Baporlem 20/02/2015
Akhir-akhir ini buruh sering turun ke jalan untuk menyuarakan aspirasi menuntut kesejahteraan.Dari berbagai tuntutan yang ada, kenaikan gaji selalu jadi isu pokok. Persoalan selalu berulang dan solusi yang diberikan selalu bersifat sementara.
Mereka yang berpunya diwakili oleh para pengusaha tak ingin keuntungan perusahaannya berkurang karena kenaikkan gaji. Sementara mereka yang tak berpunya diwakili oleh para buruh ingin mendapatkan lebih dari apa yang mereka terima saat ini.

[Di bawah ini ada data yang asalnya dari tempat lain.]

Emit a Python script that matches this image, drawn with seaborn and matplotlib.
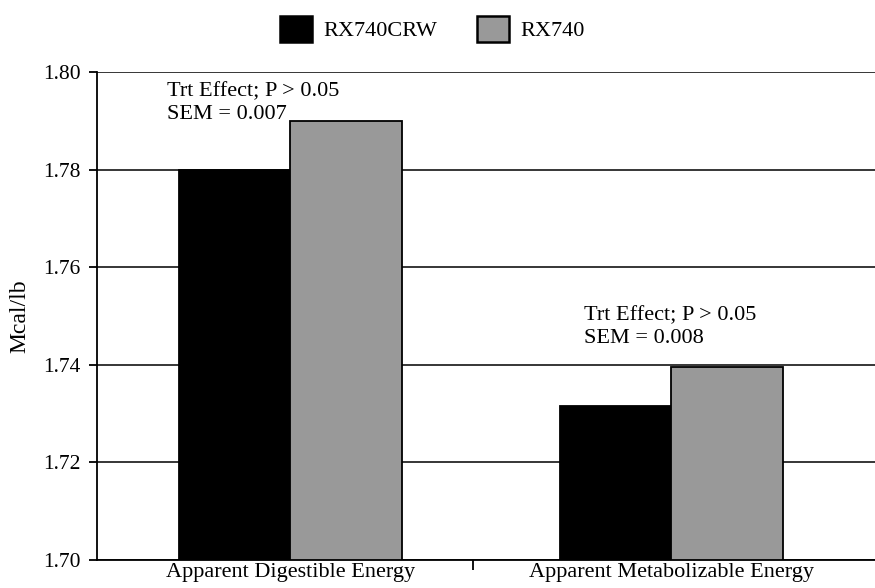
import matplotlib
matplotlib.use("Agg")
import matplotlib.pyplot as plt
import pandas as pd
import seaborn as sns

# values (Mcal/lb)
categories = ["Apparent Digestible Energy", "Apparent Metabolizable Energy"]
treatments = ["RX740CRW", "RX740"]
rx740crw = [1.780, 1.7315]
rx740 = [1.790, 1.7395]
sem_notes = ["Trt Effect; P > 0.05\nSEM = 0.007", "Trt Effect; P > 0.05\nSEM = 0.008"]

df = pd.DataFrame({
    "Category": categories * 2,
    "Treatment": [treatments[0]] * 2 + [treatments[1]] * 2,
    "Value": rx740crw + rx740,
})

sns.set_theme(style="white")
plt.rcParams['font.family'] = ['Liberation Serif', 'DejaVu Serif']
plt.rcParams['text.color'] = 'black'
plt.rcParams['xtick.color'] = 'black'
plt.rcParams['ytick.color'] = 'black'
plt.rcParams['axes.labelcolor'] = 'black'

fig = plt.figure(figsize=(8.75, 5.88), dpi=100)
ax = fig.add_axes([0.111, 0.0476, 0.889, 0.83])

palette = {"RX740CRW": "#000000", "RX740": "#999999"}
sns.barplot(data=df, x="Category", y="Value", hue="Treatment", hue_order=treatments,
            palette=palette, width=0.585, gap=0, edgecolor="black", linewidth=1.3,
            saturation=1, ax=ax, legend=False)

ax.set_ylim(1.70, 1.80)
ax.set_yticks([1.70, 1.72, 1.74, 1.76, 1.78, 1.80])
ax.set_yticklabels(["1.70", "1.72", "1.74", "1.76", "1.78", "1.80"], fontsize=15.5)
ax.set_xlim(-0.507, 1.535)

# gridlines behind the bars
ax.set_axisbelow(True)
ax.yaxis.grid(True, color="black", linewidth=1.1)
ax.xaxis.grid(False)

# category labels without tick marks, separator tick between groups
ax.set_xticks([0, 1])
ax.set_xticklabels(categories, fontsize=16)
ax.tick_params(axis="x", length=0, pad=2)
ax.set_xticks([0.48], minor=True)
ax.tick_params(axis="x", which="minor", direction="out", length=7, width=1.3, color="black", bottom=True)
ax.tick_params(axis="y", direction="out", length=6, width=1.3, color="black", left=True, pad=6)

for side in ["top", "right"]:
    ax.spines[side].set_visible(False)
for side in ["left", "bottom"]:
    ax.spines[side].set_color("black")
    ax.spines[side].set_linewidth(1.3)

ax.set_xlabel("")
ax.set_ylabel("Mcal/lb", fontsize=17, labelpad=9)

# treatment notes above each group
ax.text(-0.323, 1.7979, sem_notes[0], fontsize=16, va="top", ha="left", linespacing=1.3)
ax.text(1 - 0.228, 1.7521, sem_notes[1], fontsize=16, va="top", ha="left", linespacing=1.3)

handles = [plt.Rectangle((0, 0), 1, 1, facecolor=palette[t], edgecolor="black", linewidth=1.8)
           for t in treatments]
fig.legend(handles, treatments, loc="center", bbox_to_anchor=(0.494, 0.951), ncol=2,
           frameon=False, fontsize=16, handlelength=1.45, handleheight=1.45,
           handletextpad=0.5, columnspacing=1.8)

fig.savefig("out.png", dpi=100)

Begitu gaji dinaikkan, tingkat inflasi turut naik. Harga-harga kebutuhan pokok ikut meroket bersamaan dengan naiknya komponen biaya gaji. Hidup yang semakin mencekik akibat inflasi tak dapat dimoderasi. Demo sudah pasti akan berulang, dan dalam ekskalasi tertentu dapat menggelinding menjadi bola besar konflik politik yang mengancam distabilitas kehidupan berbangsa dan bernegara.
Masalah Paradigma
Dalam paradigma hubungan ketenagakerjaan yang memandang buruh sebagai asset perusahaan selalu tempatkan buruh sebagai alat produksi untuk ciptakan laba. Dalam paradigma ini, kenaikan upah akan selalu dipandang oleh perusahaan sebagai beban semata.
Perusahaan dalam hal ini akan terus jadikan buruh sebagai tumbal perusahaan. Gaji mereka akan terus ditekan serendah-rendahnya agar keuntungan didapat sebesar-besarnya. Untuk menjaganya kelas buruh menejerial diberikan gaji tinggi untuk amankan kebijakan dan target laba perusahaan.
Regulasi yang dibuat pemerintah mengenai upah minimum adalah produk kebijakan yang mengukuhkan paradigma ini. Gaji buruh dibatasi sekedar dapat penuhi biaya hidup minimum. Tidak didasarkan pada pembagian adil sesuai proporsi kapasitas perusahaan hasilkan barang/jasa.
Untuk mengakhirinya, jalan keluar harus dicari, dan carannya adalah : keluar!. Keluar dari paradigma lama. Buruh harus kita pandang sebagai mitrakerja. Dalam hal ini pengusaha adalah pihak penyedia modal bukan pemberi kerja. Sedangkan buruh sebagai penyedia tenaga bukan pihak yang diberi kerja. Mereka adalah mitra sejajar dalam bekerja. Persamaan ini harus terjadi sebagai prasyarat pokok.
Sebagai mitra harus libatkan buruh dalam pengambilan keputusan perusahaan di tempat mereka bekerja. Dalam era transparansi saat ini, adalah kewajiban perusahaan untuk sampaikan seluruh laporan manajemen dan keuangan perusahaan secara terbuka. Mereka juga harus diberikan penjelasan mengenai berapa proporsi biaya gaji yang dikeluarkan perusahaan dari komponen biaya perusahaan lainya.
Dalam pola kemitraan sejajar yang adil, buruh baiknya menerima gaji bukan dari batas upah minimum namun dari besarnya proporsi komponen biaya yang dialokasikan. Sebut saja misalnya 40 persen dari komponen biaya operasional keseluruhan.
Dari komponen biaya gaji yang ada, juga penting diatur dalam pembatasan rasio gaji tertinggi dan terendah. Gaji tertinggi yang diterima oleh top manajer tidak boleh lebih dari sepuluh kali lipat gaji pekerja terendah. Masukkan kesejahteraan pekerja tanpa pandang kelas sebagai bagian dari tujuan sentral perusahaan.
Buruh sebaiknya diajak bicara mengenai tanggungjawab perusahaan secara berimbang. Hentikan memperlakukan buruh semata sebagai mesin kerja. Mereka adalah manusia yang harus dihargai martabatnya dan tempatkan mereka sebagai subyek dalam rangka capaian kinerja perusahaan.
Keterlibatan buruh ini tentu bukan semata terlibat dalam aktivitas pengambilan kebijakan menejemen. Mereka secara riel juga sebaiknya turut diberikan peluang untuk memiliki saham perusahaan dalam pola kepemilikan saham oleh buruh (employee share ownership programe). Sehingga tanggungjawab buruh turut meningkat dan keberlangsungan serta masa depan perusahaan turut terjamin.